11 de outubro de 2007

O silêncio das inocentes

É normal ouvirem-se na cidade do Porto os gritos das gaivotas. Por isso, quando calha ouvir-se mais o silêncio…há quem fique baralhado. O dia não é o mesmo. Parece que há qualquer coisa errado com as coisas. Quando o que falta é daquelas coisas que toda a vida existiram, mais difícil se identifica a ausência. O primeiro sentimento é de pura baralhação e a cabeça parece que anda aérea.

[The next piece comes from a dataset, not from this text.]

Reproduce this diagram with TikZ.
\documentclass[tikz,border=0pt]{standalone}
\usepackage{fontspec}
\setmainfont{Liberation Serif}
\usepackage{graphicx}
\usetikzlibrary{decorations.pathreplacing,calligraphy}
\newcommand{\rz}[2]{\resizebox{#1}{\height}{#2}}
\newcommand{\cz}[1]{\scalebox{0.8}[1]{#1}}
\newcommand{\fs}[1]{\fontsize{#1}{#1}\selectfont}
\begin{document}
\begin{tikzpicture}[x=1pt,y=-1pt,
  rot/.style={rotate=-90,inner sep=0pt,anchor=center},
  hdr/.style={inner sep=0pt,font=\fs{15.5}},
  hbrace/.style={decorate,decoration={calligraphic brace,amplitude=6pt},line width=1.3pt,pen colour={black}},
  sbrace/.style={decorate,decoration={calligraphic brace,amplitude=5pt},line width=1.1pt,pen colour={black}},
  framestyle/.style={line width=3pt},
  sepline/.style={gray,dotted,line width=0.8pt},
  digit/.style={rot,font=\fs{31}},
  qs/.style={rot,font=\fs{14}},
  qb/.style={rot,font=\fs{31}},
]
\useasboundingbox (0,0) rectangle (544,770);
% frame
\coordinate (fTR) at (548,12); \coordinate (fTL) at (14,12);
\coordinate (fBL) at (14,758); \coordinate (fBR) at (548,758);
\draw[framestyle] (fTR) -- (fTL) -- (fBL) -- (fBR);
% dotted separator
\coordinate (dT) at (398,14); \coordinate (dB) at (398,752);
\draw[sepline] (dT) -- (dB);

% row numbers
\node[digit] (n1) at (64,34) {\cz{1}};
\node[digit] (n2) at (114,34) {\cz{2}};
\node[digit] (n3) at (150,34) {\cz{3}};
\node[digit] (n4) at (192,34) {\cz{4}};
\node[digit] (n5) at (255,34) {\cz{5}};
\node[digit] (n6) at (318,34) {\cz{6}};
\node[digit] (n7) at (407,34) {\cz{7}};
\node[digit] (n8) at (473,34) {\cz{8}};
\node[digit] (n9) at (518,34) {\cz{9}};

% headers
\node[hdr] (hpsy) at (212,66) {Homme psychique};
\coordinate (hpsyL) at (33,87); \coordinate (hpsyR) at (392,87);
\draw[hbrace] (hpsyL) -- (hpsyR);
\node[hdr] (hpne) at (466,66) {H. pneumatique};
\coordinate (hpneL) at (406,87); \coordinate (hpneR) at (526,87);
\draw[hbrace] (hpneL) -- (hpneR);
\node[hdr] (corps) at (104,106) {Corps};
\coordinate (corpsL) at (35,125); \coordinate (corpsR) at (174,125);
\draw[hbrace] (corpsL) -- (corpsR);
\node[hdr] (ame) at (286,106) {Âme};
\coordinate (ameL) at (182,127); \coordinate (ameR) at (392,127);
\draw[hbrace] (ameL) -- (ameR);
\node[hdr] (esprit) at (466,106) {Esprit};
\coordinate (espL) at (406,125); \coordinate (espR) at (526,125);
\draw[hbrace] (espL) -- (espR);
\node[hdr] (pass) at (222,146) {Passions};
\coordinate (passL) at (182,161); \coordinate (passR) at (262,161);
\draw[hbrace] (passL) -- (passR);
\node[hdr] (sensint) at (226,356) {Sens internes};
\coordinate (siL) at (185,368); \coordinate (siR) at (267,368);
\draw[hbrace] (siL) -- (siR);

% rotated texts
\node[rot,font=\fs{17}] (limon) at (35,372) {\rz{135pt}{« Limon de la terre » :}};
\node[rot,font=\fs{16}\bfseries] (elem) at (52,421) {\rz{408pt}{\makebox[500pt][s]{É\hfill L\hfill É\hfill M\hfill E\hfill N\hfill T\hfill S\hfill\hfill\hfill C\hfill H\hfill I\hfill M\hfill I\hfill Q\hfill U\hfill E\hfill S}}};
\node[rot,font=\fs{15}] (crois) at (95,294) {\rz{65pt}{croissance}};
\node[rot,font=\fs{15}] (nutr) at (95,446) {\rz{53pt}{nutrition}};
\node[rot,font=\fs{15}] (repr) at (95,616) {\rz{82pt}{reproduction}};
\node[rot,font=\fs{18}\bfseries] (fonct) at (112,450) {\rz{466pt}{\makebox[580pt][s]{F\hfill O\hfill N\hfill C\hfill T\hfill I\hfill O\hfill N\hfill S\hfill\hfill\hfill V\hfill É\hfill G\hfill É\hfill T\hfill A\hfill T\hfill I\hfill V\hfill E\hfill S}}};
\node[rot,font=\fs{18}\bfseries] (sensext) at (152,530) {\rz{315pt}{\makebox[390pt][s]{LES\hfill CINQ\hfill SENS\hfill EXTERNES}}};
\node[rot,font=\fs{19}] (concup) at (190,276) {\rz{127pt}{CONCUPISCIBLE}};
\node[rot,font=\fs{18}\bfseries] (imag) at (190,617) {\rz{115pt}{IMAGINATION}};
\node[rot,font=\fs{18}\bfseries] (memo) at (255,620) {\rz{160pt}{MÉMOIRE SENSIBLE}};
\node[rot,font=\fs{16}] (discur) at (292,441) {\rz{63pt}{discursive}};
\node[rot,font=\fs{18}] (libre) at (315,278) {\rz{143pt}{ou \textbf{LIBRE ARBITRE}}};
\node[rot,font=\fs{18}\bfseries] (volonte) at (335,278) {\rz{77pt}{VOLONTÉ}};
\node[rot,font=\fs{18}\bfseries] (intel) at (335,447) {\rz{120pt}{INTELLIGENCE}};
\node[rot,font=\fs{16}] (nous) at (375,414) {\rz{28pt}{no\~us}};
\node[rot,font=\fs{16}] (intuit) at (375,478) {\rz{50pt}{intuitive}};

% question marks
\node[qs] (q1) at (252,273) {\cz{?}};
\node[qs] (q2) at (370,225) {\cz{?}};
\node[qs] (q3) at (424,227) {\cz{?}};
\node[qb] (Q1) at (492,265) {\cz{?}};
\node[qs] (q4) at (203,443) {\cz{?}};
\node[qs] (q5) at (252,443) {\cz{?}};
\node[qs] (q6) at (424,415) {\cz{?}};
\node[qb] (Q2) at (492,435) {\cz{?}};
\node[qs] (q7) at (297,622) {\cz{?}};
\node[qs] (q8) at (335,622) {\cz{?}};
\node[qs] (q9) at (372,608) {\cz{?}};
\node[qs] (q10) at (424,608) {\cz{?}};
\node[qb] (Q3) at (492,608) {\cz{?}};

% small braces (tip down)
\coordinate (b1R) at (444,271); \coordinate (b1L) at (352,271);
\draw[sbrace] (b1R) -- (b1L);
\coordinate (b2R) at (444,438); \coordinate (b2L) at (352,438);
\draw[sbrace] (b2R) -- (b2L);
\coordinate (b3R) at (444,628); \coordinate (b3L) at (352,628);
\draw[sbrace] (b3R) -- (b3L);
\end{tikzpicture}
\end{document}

Mas o que é que raio se passa?! O homem que eu vi absorto a olhar para o chão, de mãos nos bolsos, ali para os lados da Casa da Música, descobriu a razão da sua inquietude em pleno diálogo com um vizinho.
- João, viva, novidades?, perguntou o vizinho quando saía do prédio. Mas a resposta foi só um “hum”…O homem, nos seus cinquenta, continuou de cabeça baixa, mãos nos bolsos, olhando para os sapatos.
- Homem, então, isso vai ou quê? O homem lá “acordou” e respondeu ao cumprimento, tirou as chaves de casa do bolso e ficou com elas nas mãos, brincando com elas, um bocado desajeitado.
- Nem parece teu, estavas aí a contar as formigas ou quê? Olha, vou buscar frangos, anda daí, bebemos um fino.
Neste ponto, o homem levou a mão ao estômago e teve um esgar de náusea. Fosse o que fosse, o vizinho não notou, mas a cara do homem iluminou-se e ele tirou os olhos do chão e espetou-se a olhar para o céu.
- As gaivotas…não se têm ouvido as gaivotas!, disse isto assim de rajada e, como a frase lhe pareceu ter surpreendido o vizinho, calou-se, um pouco envergonhado. Um homem feito, mãos para trabalhar e família para sustentar, cismando nas inocentes gaivotas? Isso, no tempo dele, seriam provavelmente “caprichos de mulheres”.
- Parece que não se tem ouvido as gaivotas, insistiu, dando um tom mais indiferente ao caso. Não foi ele que reparou, o “parece que…” dá muito jeito nestas situações.
- Diga João, as gaivotas o quê? Estranhou o vizinho.
- As gaivotas…parece que não se têm ouvido, então não reparou?
- Ah, é verdade, é verdade. Não se têm ouvido não. Deve ser do tempo…Então não quer vir João?
- Ah, vou pra casa, tenho lá o neto.
- Cumprimentos à patroa, João.
Mas não foi para casa, ficou cá fora, à porta do prédio, de braços cruzados, a cara descontraída, contente por ter desatado o nó, um pouco triste com o silêncio no céu do Porto.